▶ **Requirement**
Leave the pictures out, and retype all of the material exactly as written.

▶ **Raw data**
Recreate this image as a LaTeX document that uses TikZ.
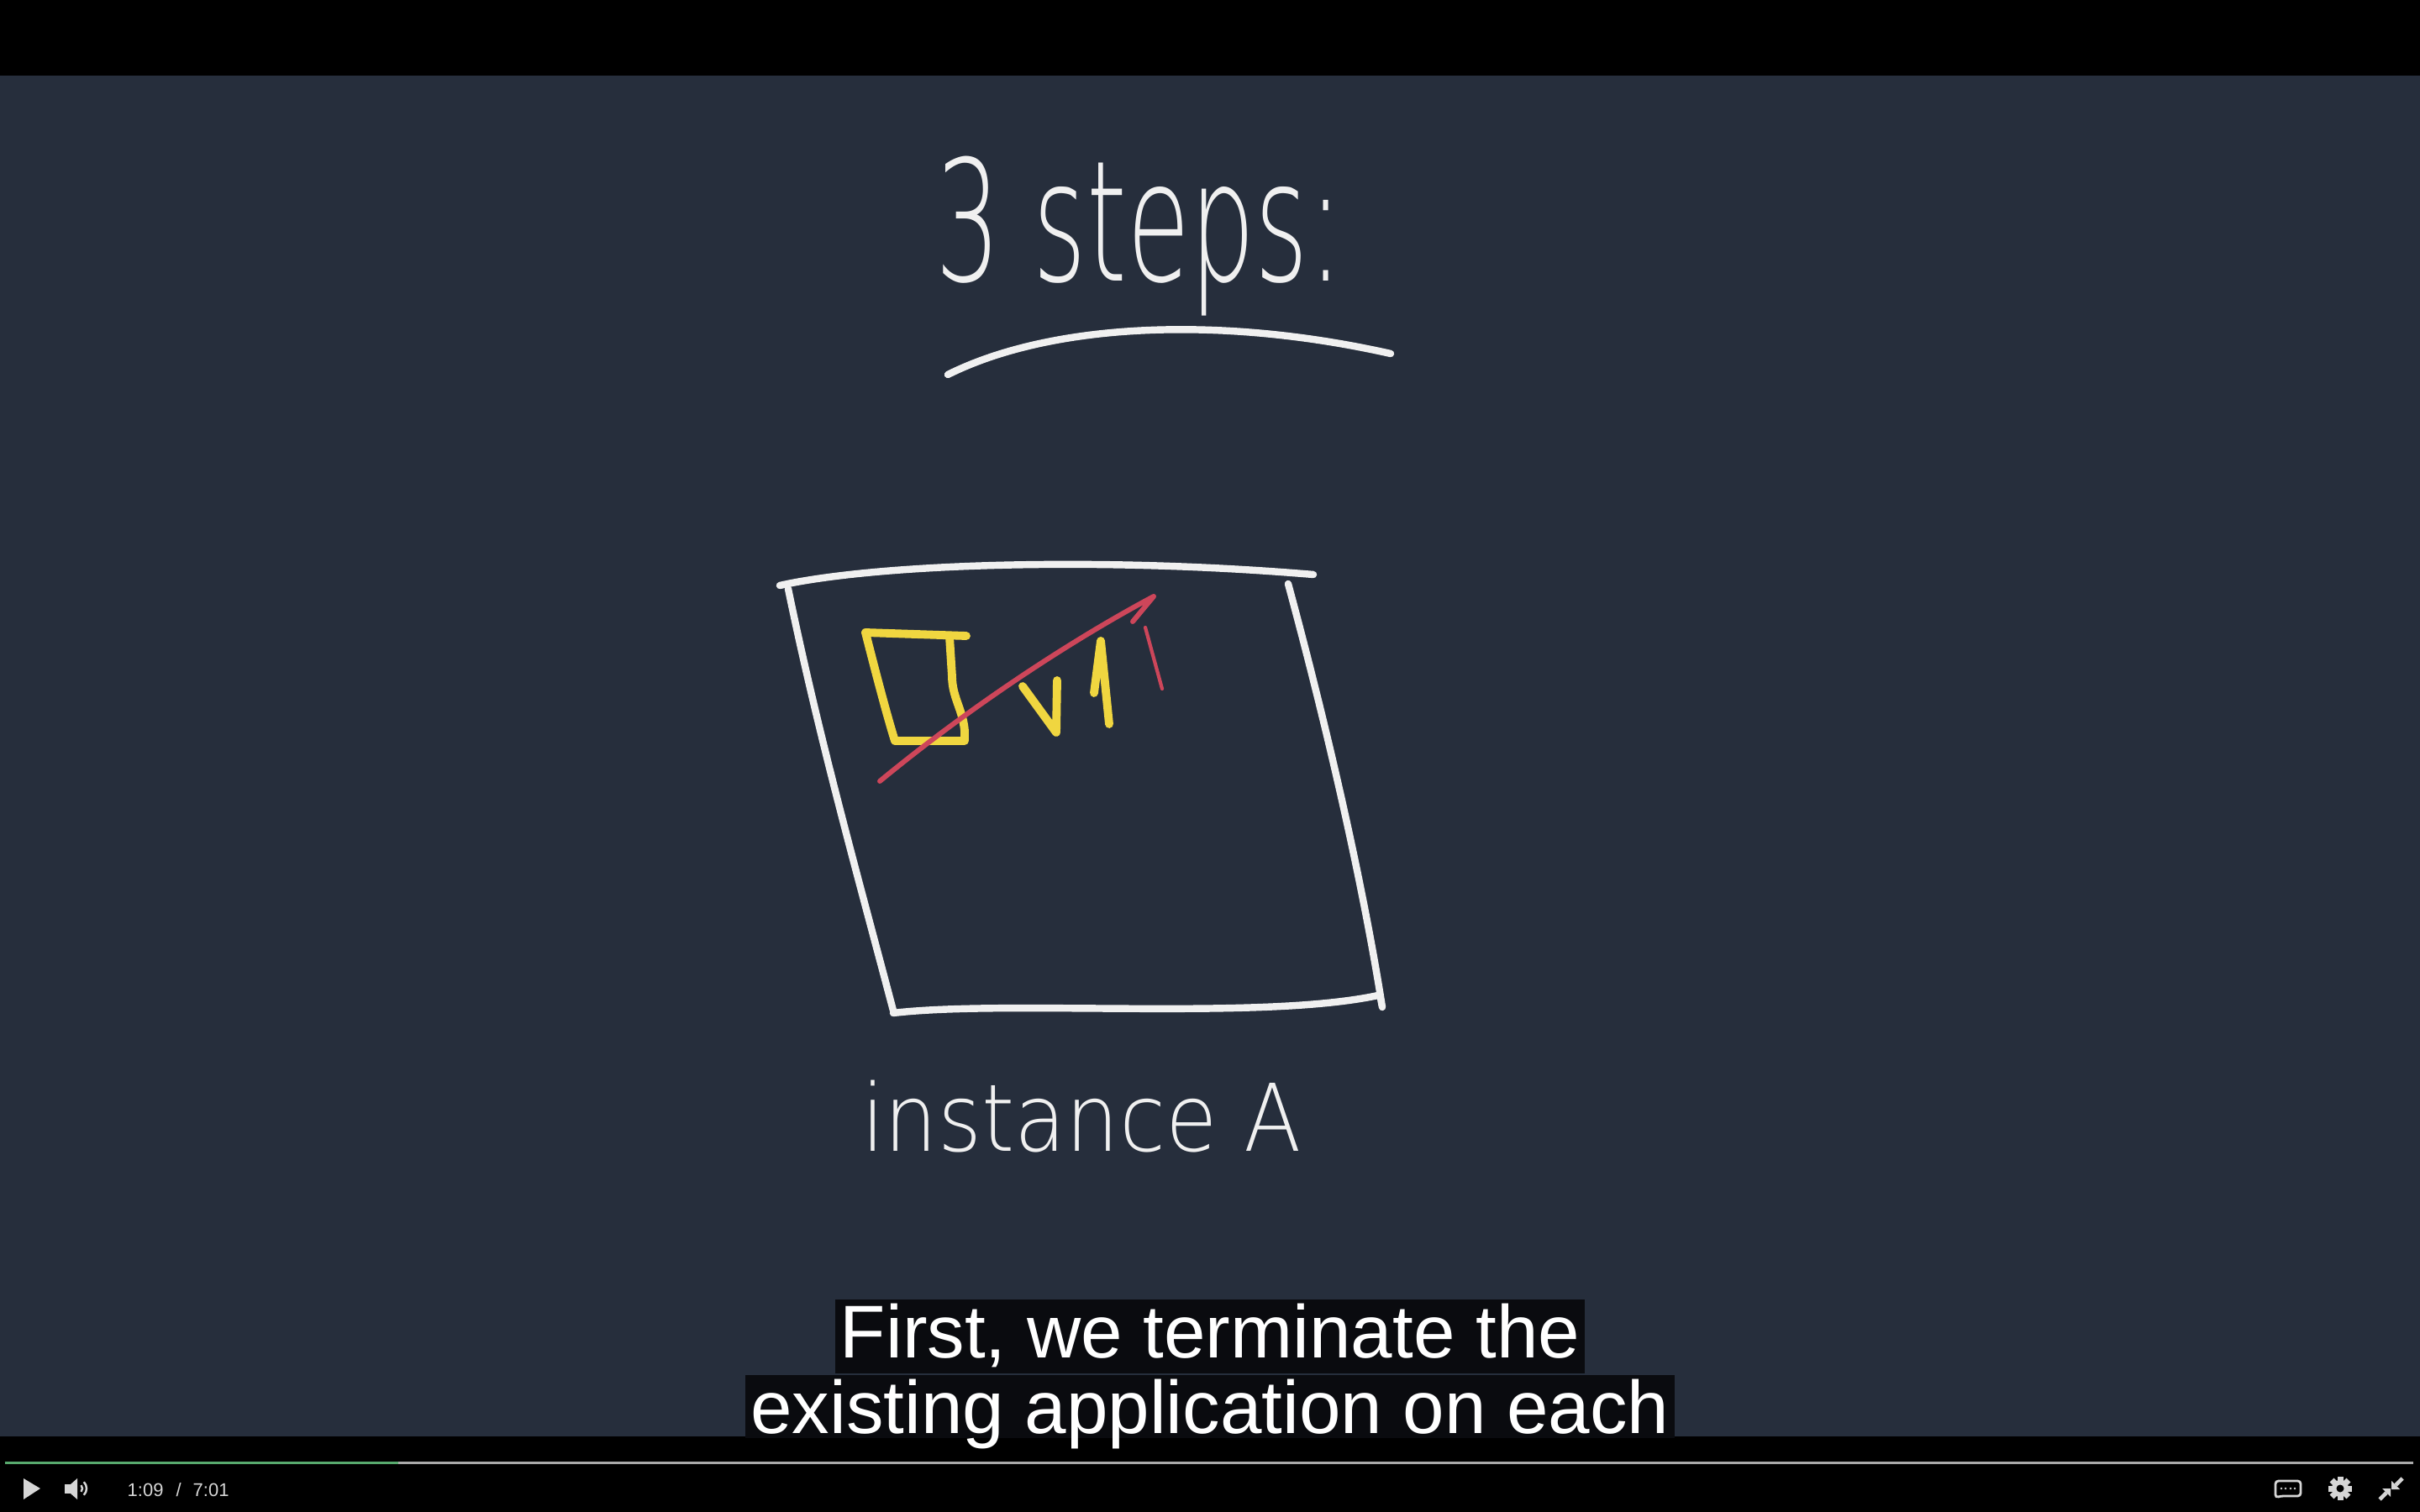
\documentclass[tikz,border=0pt]{standalone}
\usepackage{fontspec}
\usepackage{graphicx}
\newfontfamily\capfont{Liberation Sans}
\newfontfamily\handfont{DejaVu Sans}[UprightFont=* ExtraLight]
\definecolor{boardbg}{RGB}{38,46,60}
\definecolor{chalk}{RGB}{240,240,240}
\definecolor{chalkyellow}{RGB}{240,214,64}
\definecolor{chalkred}{RGB}{205,70,90}
\definecolor{capblack}{RGB}{10,11,15}
\definecolor{ctrlgray}{RGB}{214,214,214}
\definecolor{progressgreen}{RGB}{88,170,110}
\definecolor{progressgray}{RGB}{170,170,170}

\begin{document}
\begin{tikzpicture}[x=0.01cm, y=-0.01cm,
  chalkline/.style={draw=chalk, line width=2.4pt, line cap=round, line join=round},
  yellowline/.style={draw=chalkyellow, line width=2.8pt, line cap=round, line join=round},
  redline/.style={draw=chalkred, line width=1.7pt, line cap=round, line join=round},
  handtext/.style={text=chalk, inner sep=0pt, font=\handfont},
  capline/.style={fill=capblack, text=white, inner xsep=0.06cm, inner ysep=0pt, text height=0.69cm}]
	\useasboundingbox (0,0) rectangle (2880,1800);
	\fill[boardbg] (0,0) rectangle (2880,1800);
	\fill[black] (0,0) rectangle (2880,90);
	% title
	\node[handtext, anchor=base] (title) at (1356,335) {\scalebox{0.61}[1]{\fontsize{56.9pt}{60pt}\selectfont 3 steps:}};
	\draw[chalkline] (1128,446) .. controls (1250,385) and (1450,375) .. (1655,421);
	% instance box
	\draw[chalkline] (928,697) .. controls (1040,672) and (1300,662) .. (1563,684);
	\draw[chalkline] (938,701) .. controls (975,880) and (1020,1040) .. (1063,1203);
	\draw[chalkline] (1533,695) .. controls (1575,850) and (1620,1040) .. (1645,1199) -- (1642,1183);
	\draw[chalkline] (1063,1206) .. controls (1200,1190) and (1500,1215) .. (1640,1185);
	\draw[yellowline] (1150,757) -- (1030,753) .. controls (1042,800) and (1055,850) .. (1065,882) -- (1148,882) -- (1148,870) .. controls (1146,845) and (1133,830) .. (1133,805) -- (1130,758);
	\draw[yellowline] (1217,817) -- (1257,872) -- (1258,810);
	\draw[yellowline] (1302,825) -- (1310,763) -- (1320,862);
	\draw[redline] (1047,930) .. controls (1150,845) and (1270,765) .. (1373,710) -- (1348,740);
	\draw[redline, line width=1.2pt] (1363,747) -- (1383,820);
	\node[handtext, anchor=base] (label) at (1287,1370) {\scalebox{0.9}[1]{\fontsize{31.6pt}{34pt}\selectfont instance A}};
	% player bar
	\fill[black] (0,1710) rectangle (2880,1800);
	\node[capline, anchor=base, text depth=0.19cm, font=\capfont\fontsize{25.3pt}{28pt}\selectfont] (cap1) at (1440,1616) {First, we terminate the};
	\node[capline, anchor=base, text depth=0.06cm, font=\capfont\fontsize{25.3pt}{28pt}\selectfont] (cap2) at (1440,1706) {existing application on each};
	\draw[progressgray, line width=0.85pt] (6,1741) -- (2872,1741);
	\draw[progressgreen, line width=0.85pt] (6,1741) -- (474,1741);
	\fill[ctrlgray] (28,1760) -- (48,1772) -- (28,1785) -- cycle;
	\fill[ctrlgray] (77,1767) rectangle (84,1778);
	\fill[ctrlgray] (84,1767) -- (92,1760) -- (92,1785) -- (84,1778) -- cycle;
	\draw[ctrlgray, line width=0.7pt] ([shift={(-40:6)}]92,1772) arc[start angle=-40, end angle=40, radius=6];
	\draw[ctrlgray, line width=0.7pt] ([shift={(-45:11)}]92,1772) arc[start angle=-45, end angle=45, radius=11];
	\node[anchor=base west, inner sep=0pt, text=ctrlgray, font=\capfont\fontsize{6.26pt}{7pt}\selectfont] (time) at (151,1781) {1:09\hspace{0.15cm}/\hspace{0.14cm}7:01};
	\draw[ctrlgray, line width=0.8pt, rounded corners=1pt] (2708,1783) -- (2708,1763) -- (2738,1763) -- (2738,1781) -- (2714,1781) -- cycle;
	\foreach \dx in {2715,2720,2726,2731}
		\fill[ctrlgray] (\dx,1772) circle (1.3);
	\fill[ctrlgray] (2785,1772) circle (10);
	\foreach \a in {0,45,...,315}
		\fill[ctrlgray, shift={(2785,1772)}, rotate=\a] (8,-3.5) rectangle (14,3.5);
	\fill[black] (2785,1772) circle (4.5);
	\draw[ctrlgray, line width=1.3pt] (2859,1760) -- (2851,1768);
	\fill[ctrlgray] (2846,1773) -- (2846,1763) -- (2856,1773) -- cycle;
	\draw[ctrlgray, line width=1.3pt] (2832,1785) -- (2840,1777);
	\fill[ctrlgray] (2845,1772) -- (2845,1782) -- (2835,1772) -- cycle;
\end{tikzpicture}
\end{document}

▶ **Response to the exercise**
Recreate this image as a LaTeX document that uses TikZ.
\documentclass[tikz,border=0pt]{standalone}
\usepackage{fontspec}
\usepackage{graphicx}
\newfontfamily\capfont{Liberation Sans}
\newfontfamily\handfont{DejaVu Sans}[UprightFont=* ExtraLight]
\definecolor{boardbg}{RGB}{38,46,60}
\definecolor{chalk}{RGB}{240,240,240}
\definecolor{chalkyellow}{RGB}{240,214,64}
\definecolor{chalkred}{RGB}{205,70,90}
\definecolor{capblack}{RGB}{10,11,15}
\definecolor{ctrlgray}{RGB}{214,214,214}
\definecolor{progressgreen}{RGB}{88,170,110}
\definecolor{progressgray}{RGB}{170,170,170}

\begin{document}
\begin{tikzpicture}[x=0.01cm, y=-0.01cm,
  chalkline/.style={draw=chalk, line width=2.4pt, line cap=round, line join=round},
  yellowline/.style={draw=chalkyellow, line width=2.8pt, line cap=round, line join=round},
  redline/.style={draw=chalkred, line width=1.7pt, line cap=round, line join=round},
  handtext/.style={text=chalk, inner sep=0pt, font=\handfont},
  capline/.style={fill=capblack, text=white, inner xsep=0.06cm, inner ysep=0pt, text height=0.69cm}]
	\useasboundingbox (0,0) rectangle (2880,1800);
	\fill[boardbg] (0,0) rectangle (2880,1800);
	\fill[black] (0,0) rectangle (2880,90);
	% title
	\node[handtext, anchor=base] (title) at (1356,335) {\scalebox{0.61}[1]{\fontsize{56.9pt}{60pt}\selectfont 3 steps:}};
	\draw[chalkline] (1128,446) .. controls (1250,385) and (1450,375) .. (1655,421);
	% instance box
	\draw[chalkline] (928,697) .. controls (1040,672) and (1300,662) .. (1563,684);
	\draw[chalkline] (938,701) .. controls (975,880) and (1020,1040) .. (1063,1203);
	\draw[chalkline] (1533,695) .. controls (1575,850) and (1620,1040) .. (1645,1199) -- (1642,1183);
	\draw[chalkline] (1063,1206) .. controls (1200,1190) and (1500,1215) .. (1640,1185);
	\draw[yellowline] (1150,757) -- (1030,753) .. controls (1042,800) and (1055,850) .. (1065,882) -- (1148,882) -- (1148,870) .. controls (1146,845) and (1133,830) .. (1133,805) -- (1130,758);
	\draw[yellowline] (1217,817) -- (1257,872) -- (1258,810);
	\draw[yellowline] (1302,825) -- (1310,763) -- (1320,862);
	\draw[redline] (1047,930) .. controls (1150,845) and (1270,765) .. (1373,710) -- (1348,740);
	\draw[redline, line width=1.2pt] (1363,747) -- (1383,820);
	\node[handtext, anchor=base] (label) at (1287,1370) {\scalebox{0.9}[1]{\fontsize{31.6pt}{34pt}\selectfont instance A}};
	% player bar
	\fill[black] (0,1710) rectangle (2880,1800);
	\node[capline, anchor=base, text depth=0.19cm, font=\capfont\fontsize{25.3pt}{28pt}\selectfont] (cap1) at (1440,1616) {First, we terminate the};
	\node[capline, anchor=base, text depth=0.06cm, font=\capfont\fontsize{25.3pt}{28pt}\selectfont] (cap2) at (1440,1706) {existing application on each};
	\draw[progressgray, line width=0.85pt] (6,1741) -- (2872,1741);
	\draw[progressgreen, line width=0.85pt] (6,1741) -- (474,1741);
	\fill[ctrlgray] (28,1760) -- (48,1772) -- (28,1785) -- cycle;
	\fill[ctrlgray] (77,1767) rectangle (84,1778);
	\fill[ctrlgray] (84,1767) -- (92,1760) -- (92,1785) -- (84,1778) -- cycle;
	\draw[ctrlgray, line width=0.7pt] ([shift={(-40:6)}]92,1772) arc[start angle=-40, end angle=40, radius=6];
	\draw[ctrlgray, line width=0.7pt] ([shift={(-45:11)}]92,1772) arc[start angle=-45, end angle=45, radius=11];
	\node[anchor=base west, inner sep=0pt, text=ctrlgray, font=\capfont\fontsize{6.26pt}{7pt}\selectfont] (time) at (151,1781) {1:09\hspace{0.15cm}/\hspace{0.14cm}7:01};
	\draw[ctrlgray, line width=0.8pt, rounded corners=1pt] (2708,1783) -- (2708,1763) -- (2738,1763) -- (2738,1781) -- (2714,1781) -- cycle;
	\foreach \dx in {2715,2720,2726,2731}
		\fill[ctrlgray] (\dx,1772) circle (1.3);
	\fill[ctrlgray] (2785,1772) circle (10);
	\foreach \a in {0,45,...,315}
		\fill[ctrlgray, shift={(2785,1772)}, rotate=\a] (8,-3.5) rectangle (14,3.5);
	\fill[black] (2785,1772) circle (4.5);
	\draw[ctrlgray, line width=1.3pt] (2859,1760) -- (2851,1768);
	\fill[ctrlgray] (2846,1773) -- (2846,1763) -- (2856,1773) -- cycle;
	\draw[ctrlgray, line width=1.3pt] (2832,1785) -- (2840,1777);
	\fill[ctrlgray] (2845,1772) -- (2845,1782) -- (2835,1772) -- cycle;
\end{tikzpicture}
\end{document}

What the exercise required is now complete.